→ **Data to use**
---+---

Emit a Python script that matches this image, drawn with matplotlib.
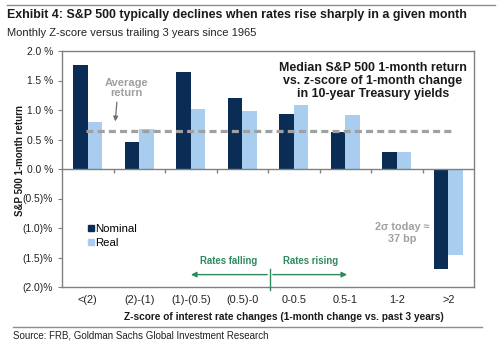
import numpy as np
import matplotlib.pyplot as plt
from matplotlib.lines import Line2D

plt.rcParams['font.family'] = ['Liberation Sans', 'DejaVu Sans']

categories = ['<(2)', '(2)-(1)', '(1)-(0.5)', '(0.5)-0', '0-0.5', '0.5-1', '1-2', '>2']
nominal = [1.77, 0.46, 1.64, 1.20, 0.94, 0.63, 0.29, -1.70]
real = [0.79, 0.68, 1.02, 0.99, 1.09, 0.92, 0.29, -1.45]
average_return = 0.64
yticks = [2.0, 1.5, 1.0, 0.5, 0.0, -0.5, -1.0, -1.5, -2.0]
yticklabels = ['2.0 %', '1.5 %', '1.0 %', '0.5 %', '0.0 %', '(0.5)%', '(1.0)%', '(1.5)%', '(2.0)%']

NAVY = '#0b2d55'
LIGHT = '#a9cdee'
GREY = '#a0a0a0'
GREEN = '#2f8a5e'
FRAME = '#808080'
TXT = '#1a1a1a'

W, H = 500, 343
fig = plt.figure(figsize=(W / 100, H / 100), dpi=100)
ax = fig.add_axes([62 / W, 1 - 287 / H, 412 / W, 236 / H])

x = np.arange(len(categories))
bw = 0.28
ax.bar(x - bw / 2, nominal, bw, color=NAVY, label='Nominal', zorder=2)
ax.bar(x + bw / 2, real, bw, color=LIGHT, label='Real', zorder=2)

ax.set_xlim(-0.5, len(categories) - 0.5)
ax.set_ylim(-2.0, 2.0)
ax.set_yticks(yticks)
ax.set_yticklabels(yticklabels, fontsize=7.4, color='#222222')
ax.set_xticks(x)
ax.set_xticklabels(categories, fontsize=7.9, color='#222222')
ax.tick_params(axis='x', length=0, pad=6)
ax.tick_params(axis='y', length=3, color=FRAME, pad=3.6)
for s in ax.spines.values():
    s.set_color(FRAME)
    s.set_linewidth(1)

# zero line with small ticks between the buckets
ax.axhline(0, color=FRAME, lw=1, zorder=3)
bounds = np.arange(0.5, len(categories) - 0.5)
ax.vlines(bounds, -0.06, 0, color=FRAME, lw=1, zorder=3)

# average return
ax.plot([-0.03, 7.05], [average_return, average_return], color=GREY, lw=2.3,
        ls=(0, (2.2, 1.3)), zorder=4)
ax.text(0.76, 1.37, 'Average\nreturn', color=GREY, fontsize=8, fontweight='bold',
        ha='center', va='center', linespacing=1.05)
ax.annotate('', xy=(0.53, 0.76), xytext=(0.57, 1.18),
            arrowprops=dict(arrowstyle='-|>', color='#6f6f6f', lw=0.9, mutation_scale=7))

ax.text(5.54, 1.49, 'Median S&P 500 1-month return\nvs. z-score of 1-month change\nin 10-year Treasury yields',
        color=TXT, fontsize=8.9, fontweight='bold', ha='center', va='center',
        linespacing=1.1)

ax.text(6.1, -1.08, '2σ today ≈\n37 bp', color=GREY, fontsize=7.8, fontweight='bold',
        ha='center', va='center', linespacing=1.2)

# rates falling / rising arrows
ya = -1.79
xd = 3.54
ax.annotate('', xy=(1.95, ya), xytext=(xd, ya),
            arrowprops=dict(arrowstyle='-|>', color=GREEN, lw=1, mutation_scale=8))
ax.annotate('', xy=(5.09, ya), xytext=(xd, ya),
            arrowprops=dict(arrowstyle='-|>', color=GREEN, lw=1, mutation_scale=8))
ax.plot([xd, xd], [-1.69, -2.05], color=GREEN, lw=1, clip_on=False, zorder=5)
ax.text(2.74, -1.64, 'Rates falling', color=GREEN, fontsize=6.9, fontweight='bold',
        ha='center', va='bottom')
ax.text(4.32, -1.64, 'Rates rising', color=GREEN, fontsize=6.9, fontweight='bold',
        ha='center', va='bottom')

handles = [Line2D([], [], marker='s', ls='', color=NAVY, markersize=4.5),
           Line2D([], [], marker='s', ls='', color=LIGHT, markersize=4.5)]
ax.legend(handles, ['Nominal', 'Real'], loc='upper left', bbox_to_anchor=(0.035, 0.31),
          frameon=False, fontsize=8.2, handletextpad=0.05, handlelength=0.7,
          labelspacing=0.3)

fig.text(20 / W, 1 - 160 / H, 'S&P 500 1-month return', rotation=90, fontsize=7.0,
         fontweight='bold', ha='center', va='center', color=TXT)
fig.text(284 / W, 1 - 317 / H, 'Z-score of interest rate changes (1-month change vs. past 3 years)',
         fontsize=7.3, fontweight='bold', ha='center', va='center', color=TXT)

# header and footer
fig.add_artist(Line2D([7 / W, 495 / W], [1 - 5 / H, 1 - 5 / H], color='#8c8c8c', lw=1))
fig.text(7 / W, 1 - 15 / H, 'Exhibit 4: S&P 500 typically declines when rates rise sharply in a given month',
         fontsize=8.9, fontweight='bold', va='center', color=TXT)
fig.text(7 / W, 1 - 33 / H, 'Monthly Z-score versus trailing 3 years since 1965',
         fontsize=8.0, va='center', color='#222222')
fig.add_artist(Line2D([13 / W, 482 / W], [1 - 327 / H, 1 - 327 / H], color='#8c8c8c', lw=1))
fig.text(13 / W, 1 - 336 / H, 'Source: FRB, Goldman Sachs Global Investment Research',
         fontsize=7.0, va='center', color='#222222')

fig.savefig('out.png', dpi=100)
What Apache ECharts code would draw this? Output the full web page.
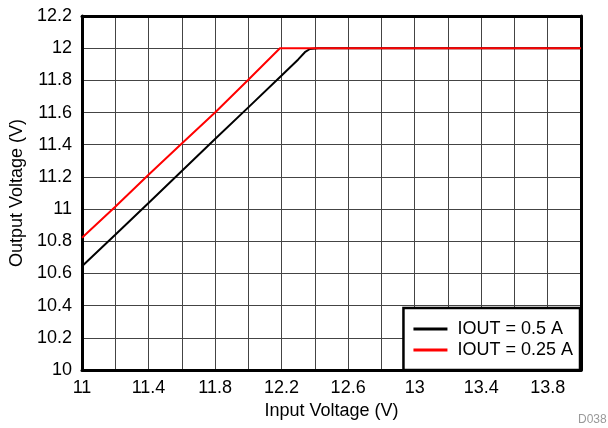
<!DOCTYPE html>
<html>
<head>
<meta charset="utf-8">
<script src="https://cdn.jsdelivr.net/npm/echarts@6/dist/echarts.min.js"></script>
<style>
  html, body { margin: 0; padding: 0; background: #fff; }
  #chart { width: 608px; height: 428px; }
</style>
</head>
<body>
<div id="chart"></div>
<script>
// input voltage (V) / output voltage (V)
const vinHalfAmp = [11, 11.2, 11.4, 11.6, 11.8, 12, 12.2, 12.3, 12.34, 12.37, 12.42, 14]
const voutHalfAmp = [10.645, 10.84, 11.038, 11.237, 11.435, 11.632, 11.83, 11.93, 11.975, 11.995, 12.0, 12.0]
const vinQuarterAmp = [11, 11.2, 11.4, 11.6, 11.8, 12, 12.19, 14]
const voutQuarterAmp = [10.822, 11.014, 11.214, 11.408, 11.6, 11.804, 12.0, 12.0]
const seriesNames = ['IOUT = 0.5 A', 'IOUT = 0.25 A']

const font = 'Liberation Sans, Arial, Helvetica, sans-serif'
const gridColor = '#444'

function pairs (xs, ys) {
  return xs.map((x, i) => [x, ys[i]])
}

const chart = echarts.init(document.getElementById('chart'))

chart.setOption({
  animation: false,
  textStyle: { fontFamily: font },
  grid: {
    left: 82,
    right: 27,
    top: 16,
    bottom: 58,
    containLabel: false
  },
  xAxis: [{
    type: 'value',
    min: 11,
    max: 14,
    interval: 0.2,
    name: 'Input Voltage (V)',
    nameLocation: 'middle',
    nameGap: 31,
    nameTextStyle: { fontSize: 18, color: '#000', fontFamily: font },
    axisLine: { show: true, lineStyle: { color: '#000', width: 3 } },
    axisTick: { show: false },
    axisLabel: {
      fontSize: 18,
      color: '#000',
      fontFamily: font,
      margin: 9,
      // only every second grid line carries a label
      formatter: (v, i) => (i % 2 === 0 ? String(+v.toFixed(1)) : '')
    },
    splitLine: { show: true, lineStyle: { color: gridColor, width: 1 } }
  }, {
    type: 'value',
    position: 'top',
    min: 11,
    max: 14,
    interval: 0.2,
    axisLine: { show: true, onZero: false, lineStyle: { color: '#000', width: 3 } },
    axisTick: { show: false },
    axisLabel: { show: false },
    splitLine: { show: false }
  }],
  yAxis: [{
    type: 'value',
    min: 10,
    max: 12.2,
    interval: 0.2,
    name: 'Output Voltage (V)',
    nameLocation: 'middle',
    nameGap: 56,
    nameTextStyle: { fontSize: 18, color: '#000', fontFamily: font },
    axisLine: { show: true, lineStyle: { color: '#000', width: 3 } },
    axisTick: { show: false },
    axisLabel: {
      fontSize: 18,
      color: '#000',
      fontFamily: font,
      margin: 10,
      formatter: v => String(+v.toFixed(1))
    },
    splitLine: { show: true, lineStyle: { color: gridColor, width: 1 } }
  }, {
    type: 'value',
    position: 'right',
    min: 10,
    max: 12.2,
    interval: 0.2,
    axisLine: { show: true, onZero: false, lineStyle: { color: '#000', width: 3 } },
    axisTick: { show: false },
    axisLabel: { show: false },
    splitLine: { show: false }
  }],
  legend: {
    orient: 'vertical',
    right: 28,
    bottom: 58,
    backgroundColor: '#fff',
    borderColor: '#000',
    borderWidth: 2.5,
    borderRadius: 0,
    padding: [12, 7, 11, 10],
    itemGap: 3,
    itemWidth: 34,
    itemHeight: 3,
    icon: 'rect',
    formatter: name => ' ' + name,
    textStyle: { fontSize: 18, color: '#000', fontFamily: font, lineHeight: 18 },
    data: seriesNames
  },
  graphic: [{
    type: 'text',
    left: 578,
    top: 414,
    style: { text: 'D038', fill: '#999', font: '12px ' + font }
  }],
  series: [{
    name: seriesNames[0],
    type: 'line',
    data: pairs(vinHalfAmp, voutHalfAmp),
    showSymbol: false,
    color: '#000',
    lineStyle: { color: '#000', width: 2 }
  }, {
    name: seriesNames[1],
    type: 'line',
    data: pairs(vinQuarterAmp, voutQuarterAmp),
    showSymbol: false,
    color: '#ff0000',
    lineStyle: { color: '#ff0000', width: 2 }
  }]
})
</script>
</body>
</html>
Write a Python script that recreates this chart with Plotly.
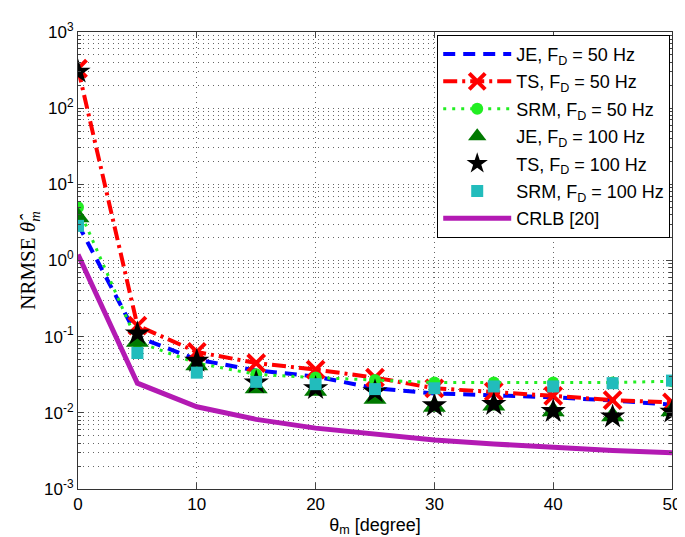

---+---

→ **What the task asks**
Everything from the top line of the data down to and including the line with "s.set_linewidth(1)" is to be copied, except the pictures.

→ **Expected answer**
Emit a Python script that matches this image, drawn with matplotlib.
import numpy as np
import matplotlib.pyplot as plt
from matplotlib.lines import Line2D

plt.rcParams['font.family'] = ['Liberation Sans', 'DejaVu Sans']

categories = ['<(2)', '(2)-(1)', '(1)-(0.5)', '(0.5)-0', '0-0.5', '0.5-1', '1-2', '>2']
nominal = [1.77, 0.46, 1.64, 1.20, 0.94, 0.63, 0.29, -1.70]
real = [0.79, 0.68, 1.02, 0.99, 1.09, 0.92, 0.29, -1.45]
average_return = 0.64
yticks = [2.0, 1.5, 1.0, 0.5, 0.0, -0.5, -1.0, -1.5, -2.0]
yticklabels = ['2.0 %', '1.5 %', '1.0 %', '0.5 %', '0.0 %', '(0.5)%', '(1.0)%', '(1.5)%', '(2.0)%']

NAVY = '#0b2d55'
LIGHT = '#a9cdee'
GREY = '#a0a0a0'
GREEN = '#2f8a5e'
FRAME = '#808080'
TXT = '#1a1a1a'

W, H = 500, 343
fig = plt.figure(figsize=(W / 100, H / 100), dpi=100)
ax = fig.add_axes([62 / W, 1 - 287 / H, 412 / W, 236 / H])

x = np.arange(len(categories))
bw = 0.28
ax.bar(x - bw / 2, nominal, bw, color=NAVY, label='Nominal', zorder=2)
ax.bar(x + bw / 2, real, bw, color=LIGHT, label='Real', zorder=2)

ax.set_xlim(-0.5, len(categories) - 0.5)
ax.set_ylim(-2.0, 2.0)
ax.set_yticks(yticks)
ax.set_yticklabels(yticklabels, fontsize=7.4, color='#222222')
ax.set_xticks(x)
ax.set_xticklabels(categories, fontsize=7.9, color='#222222')
ax.tick_params(axis='x', length=0, pad=6)
ax.tick_params(axis='y', length=3, color=FRAME, pad=3.6)
for s in ax.spines.values():
    s.set_color(FRAME)
    s.set_linewidth(1)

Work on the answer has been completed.